▶ [THE REQUEST] Scan the material and copy every line in which "seaborn" appears.

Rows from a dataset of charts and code
★ ★ ★ ★ ★

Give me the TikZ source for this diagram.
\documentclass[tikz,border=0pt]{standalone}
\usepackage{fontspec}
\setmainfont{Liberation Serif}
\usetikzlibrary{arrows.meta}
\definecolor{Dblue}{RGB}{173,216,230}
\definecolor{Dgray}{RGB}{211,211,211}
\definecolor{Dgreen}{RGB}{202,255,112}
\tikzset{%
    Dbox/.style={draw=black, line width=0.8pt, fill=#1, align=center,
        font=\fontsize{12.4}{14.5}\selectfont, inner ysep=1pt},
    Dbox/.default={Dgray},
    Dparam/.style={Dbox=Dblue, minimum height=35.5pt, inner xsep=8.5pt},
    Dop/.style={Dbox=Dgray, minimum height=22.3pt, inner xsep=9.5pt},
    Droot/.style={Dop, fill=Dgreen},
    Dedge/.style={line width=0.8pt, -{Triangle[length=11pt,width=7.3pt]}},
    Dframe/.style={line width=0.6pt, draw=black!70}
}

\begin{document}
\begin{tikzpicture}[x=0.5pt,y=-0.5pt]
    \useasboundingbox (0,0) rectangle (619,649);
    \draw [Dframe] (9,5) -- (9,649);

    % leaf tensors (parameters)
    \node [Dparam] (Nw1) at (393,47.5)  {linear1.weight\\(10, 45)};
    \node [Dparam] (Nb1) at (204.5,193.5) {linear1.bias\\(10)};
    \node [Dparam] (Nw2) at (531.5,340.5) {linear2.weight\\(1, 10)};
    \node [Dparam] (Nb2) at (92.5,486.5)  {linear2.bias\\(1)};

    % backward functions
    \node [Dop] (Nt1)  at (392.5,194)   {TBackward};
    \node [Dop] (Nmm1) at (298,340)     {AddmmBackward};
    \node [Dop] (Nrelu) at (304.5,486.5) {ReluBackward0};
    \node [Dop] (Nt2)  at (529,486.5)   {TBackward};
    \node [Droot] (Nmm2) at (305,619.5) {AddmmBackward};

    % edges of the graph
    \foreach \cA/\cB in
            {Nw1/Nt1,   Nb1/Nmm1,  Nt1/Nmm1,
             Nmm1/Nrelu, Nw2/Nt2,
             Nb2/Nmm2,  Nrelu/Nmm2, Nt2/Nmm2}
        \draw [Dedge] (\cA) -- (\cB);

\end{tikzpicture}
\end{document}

★ ★ ★ ★ ★

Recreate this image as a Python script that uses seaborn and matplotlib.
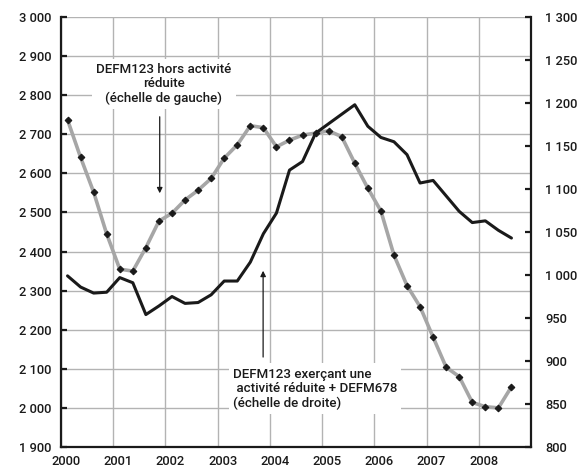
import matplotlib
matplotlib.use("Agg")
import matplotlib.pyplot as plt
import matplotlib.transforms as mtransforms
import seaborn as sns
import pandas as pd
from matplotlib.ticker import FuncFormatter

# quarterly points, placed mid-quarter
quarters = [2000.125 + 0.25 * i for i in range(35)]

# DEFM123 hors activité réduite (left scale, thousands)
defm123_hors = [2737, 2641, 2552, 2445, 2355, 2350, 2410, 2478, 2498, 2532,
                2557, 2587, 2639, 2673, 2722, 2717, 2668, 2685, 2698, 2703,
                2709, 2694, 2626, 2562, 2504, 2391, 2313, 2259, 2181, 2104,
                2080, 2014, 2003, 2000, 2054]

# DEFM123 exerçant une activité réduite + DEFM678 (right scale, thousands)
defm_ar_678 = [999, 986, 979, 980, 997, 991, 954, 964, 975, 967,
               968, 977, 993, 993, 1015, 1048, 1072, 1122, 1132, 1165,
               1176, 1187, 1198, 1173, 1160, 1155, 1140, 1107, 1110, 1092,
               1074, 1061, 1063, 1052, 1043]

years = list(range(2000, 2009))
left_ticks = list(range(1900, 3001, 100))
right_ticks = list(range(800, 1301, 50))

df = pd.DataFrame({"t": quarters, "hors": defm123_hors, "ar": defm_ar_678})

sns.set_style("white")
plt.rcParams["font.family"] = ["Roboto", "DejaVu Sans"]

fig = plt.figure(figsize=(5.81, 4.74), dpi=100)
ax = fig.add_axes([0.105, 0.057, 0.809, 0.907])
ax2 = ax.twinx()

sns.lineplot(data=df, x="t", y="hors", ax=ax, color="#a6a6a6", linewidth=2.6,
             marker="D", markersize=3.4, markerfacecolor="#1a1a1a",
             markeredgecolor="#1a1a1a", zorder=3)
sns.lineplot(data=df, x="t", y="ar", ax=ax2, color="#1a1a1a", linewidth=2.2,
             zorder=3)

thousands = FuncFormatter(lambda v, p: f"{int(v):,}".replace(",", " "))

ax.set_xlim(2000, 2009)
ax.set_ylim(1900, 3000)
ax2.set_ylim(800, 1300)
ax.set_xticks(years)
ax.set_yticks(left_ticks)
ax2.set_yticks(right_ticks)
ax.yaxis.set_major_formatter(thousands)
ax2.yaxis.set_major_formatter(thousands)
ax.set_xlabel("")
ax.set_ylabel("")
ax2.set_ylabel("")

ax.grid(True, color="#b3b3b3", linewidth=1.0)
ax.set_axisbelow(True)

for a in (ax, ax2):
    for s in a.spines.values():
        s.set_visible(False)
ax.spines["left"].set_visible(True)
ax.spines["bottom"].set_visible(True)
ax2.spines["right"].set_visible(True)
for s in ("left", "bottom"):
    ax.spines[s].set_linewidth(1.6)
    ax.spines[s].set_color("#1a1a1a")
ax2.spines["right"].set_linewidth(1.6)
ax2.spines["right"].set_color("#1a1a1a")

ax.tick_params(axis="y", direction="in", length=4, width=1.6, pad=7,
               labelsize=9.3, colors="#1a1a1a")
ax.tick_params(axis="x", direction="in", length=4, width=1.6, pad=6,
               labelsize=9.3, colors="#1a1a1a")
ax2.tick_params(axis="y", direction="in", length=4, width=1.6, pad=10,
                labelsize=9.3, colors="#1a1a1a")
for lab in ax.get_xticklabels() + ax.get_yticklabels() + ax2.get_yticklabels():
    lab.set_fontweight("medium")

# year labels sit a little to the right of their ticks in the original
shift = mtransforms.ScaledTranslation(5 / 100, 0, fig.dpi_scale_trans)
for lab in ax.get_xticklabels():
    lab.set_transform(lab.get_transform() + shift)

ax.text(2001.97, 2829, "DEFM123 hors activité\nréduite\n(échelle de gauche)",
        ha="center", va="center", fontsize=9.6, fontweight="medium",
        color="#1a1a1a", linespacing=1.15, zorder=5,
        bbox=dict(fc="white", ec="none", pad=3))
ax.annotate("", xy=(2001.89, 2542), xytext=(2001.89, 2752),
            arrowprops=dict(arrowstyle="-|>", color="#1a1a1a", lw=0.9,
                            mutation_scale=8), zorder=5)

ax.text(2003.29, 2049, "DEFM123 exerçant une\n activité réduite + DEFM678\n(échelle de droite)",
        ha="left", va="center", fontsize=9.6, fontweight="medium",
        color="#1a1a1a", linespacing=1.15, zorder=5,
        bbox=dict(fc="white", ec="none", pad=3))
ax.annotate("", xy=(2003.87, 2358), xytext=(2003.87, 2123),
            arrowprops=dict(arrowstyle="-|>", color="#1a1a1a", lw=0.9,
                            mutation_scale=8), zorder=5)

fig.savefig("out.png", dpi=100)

★ ★ ★ ★ ★

▶ [TASK OUTPUT]
Recreate this image as a Python script that uses seaborn and matplotlib.
import seaborn as sns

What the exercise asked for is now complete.